I’m happy to say that I have only resorted to taking an Ativan once since the night in the ER. There have been times when my feelings start to wash over me and I get a little cooped up in the house or anxious, but I tell myself she is only this little once. It’s OKAY FOR ME TO NOT DO ANYTHING BUT SNUGGLE. I was raised to be productive, to keep a clean house, go to work, and be a valued member of society, but since becoming a mom, my only job right now is to be a permanent fixture in Kerr’s life. To let her know, even with her being a month old, that Mom is here for her at all hours of the day. She is loved, important, perfectly imperfect, and not a burden but a blessing in our lives. I look at her and I just tell myself that she didn’t ask to be created, she doesn’t mean to make me anxious, she’s a new human that we are responsible for and as scary as that sounds…it’s actually pretty neat. Adam and I get to raise her how we see fit and watch a new human being make something of themselves.

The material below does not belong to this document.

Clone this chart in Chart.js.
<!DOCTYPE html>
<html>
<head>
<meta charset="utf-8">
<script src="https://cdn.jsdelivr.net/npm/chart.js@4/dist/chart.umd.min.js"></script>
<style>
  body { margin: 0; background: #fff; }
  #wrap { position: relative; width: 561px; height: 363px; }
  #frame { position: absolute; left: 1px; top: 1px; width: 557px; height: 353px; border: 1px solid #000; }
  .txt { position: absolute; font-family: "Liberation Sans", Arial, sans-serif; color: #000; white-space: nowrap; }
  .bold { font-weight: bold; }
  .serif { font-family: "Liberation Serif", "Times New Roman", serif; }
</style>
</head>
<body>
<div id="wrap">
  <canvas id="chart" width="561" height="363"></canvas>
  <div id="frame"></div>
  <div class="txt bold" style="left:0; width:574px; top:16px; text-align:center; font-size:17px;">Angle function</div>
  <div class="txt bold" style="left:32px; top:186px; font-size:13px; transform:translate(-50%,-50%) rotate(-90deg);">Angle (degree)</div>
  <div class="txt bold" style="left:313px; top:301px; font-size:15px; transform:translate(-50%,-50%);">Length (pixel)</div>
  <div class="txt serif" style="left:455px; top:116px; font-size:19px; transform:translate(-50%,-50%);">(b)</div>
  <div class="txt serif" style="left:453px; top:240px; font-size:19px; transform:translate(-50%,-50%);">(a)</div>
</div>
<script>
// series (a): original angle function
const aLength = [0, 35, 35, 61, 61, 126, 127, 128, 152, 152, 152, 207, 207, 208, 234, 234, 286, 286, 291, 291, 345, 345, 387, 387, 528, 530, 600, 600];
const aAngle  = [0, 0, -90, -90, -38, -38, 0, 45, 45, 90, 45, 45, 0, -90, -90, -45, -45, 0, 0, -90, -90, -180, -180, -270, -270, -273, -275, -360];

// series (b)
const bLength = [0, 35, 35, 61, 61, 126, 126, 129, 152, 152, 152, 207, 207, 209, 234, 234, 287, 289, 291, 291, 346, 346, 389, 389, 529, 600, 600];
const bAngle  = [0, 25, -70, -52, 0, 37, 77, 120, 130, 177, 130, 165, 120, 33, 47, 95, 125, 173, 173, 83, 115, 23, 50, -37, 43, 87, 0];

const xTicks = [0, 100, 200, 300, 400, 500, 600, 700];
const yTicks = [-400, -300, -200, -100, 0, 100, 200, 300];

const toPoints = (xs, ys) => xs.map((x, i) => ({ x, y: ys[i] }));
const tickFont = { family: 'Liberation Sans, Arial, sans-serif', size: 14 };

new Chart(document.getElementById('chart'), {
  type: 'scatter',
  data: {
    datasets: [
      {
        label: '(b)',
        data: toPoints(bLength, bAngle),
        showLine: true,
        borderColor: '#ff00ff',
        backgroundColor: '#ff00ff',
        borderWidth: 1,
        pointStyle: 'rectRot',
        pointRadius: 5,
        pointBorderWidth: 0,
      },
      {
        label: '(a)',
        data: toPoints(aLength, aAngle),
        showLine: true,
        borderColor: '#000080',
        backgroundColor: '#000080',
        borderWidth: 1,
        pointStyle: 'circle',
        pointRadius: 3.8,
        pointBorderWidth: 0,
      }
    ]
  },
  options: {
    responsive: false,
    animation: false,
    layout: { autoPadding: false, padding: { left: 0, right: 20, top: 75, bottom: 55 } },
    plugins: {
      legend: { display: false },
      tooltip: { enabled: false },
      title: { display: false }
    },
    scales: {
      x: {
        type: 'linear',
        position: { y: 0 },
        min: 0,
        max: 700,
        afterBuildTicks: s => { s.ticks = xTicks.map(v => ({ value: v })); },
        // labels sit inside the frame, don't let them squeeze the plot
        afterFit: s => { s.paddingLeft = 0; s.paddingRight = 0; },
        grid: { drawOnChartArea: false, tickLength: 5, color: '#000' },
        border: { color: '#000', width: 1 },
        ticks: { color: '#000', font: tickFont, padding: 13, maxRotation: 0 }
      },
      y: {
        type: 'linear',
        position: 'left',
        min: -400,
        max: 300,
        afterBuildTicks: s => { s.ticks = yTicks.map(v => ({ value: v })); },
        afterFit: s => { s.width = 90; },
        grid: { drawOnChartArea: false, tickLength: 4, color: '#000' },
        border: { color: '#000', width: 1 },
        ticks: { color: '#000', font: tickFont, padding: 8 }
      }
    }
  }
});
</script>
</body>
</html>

So let’s end this blog on a more positive note, I know it seems like my posts are always “what’s up with Brittany now” but I genuinely feel that the more I talk about my struggles and don’t sugar coat things and are open with things, the better I can cope. I can’t even put a number to the people who have messaged me and told me “thank you” for being so open about things. So on the day’s that I feel like I haven’t accomplished anything, if someone out there reads this blog and is struggling with being a new mom and finds hope, then I actually did do something today besides watch Family Feud and kiss Kerr 4,523 times.
So lets talk about baby!
Kerrigan, at her last check up, is 22 inches long and 8.5 pounds. She is so healthy and 99% in height, naturally. She giggles in her sleep and smiles at people as she’s dozing off. She wakes up twice in the night for about an hour and a half and usually goes back to sleep. She’s in her own room in her bassinet and loves bath time and getting all ready for bed with essential oils and lotion! Her dark hair is falling out on top of her head due to mean Mommy smelling her and snuggling her so much! She has the digestive system of her dad and yes Adam and I have both literally jumped out of chairs holding her when she decides to unleash. So, so loud. She has an innie and an outie belly button right now, and a long torso-my fault. She has a long/big head-Dad’s fault, and Dad’s toesies! I love her big blue eyes and the small red dot she has over her right eyebrow. She make’s a super silly “O” face when she wakes up and looks at the ceiling. She is an awesome addition to our family and we look forward to every day and night we get to have with her from now on.
Thanks to everyone who has been there for us through these past couple weeks, who listened, stopped by, and gave us encouragement. It really does take a village to raise a child.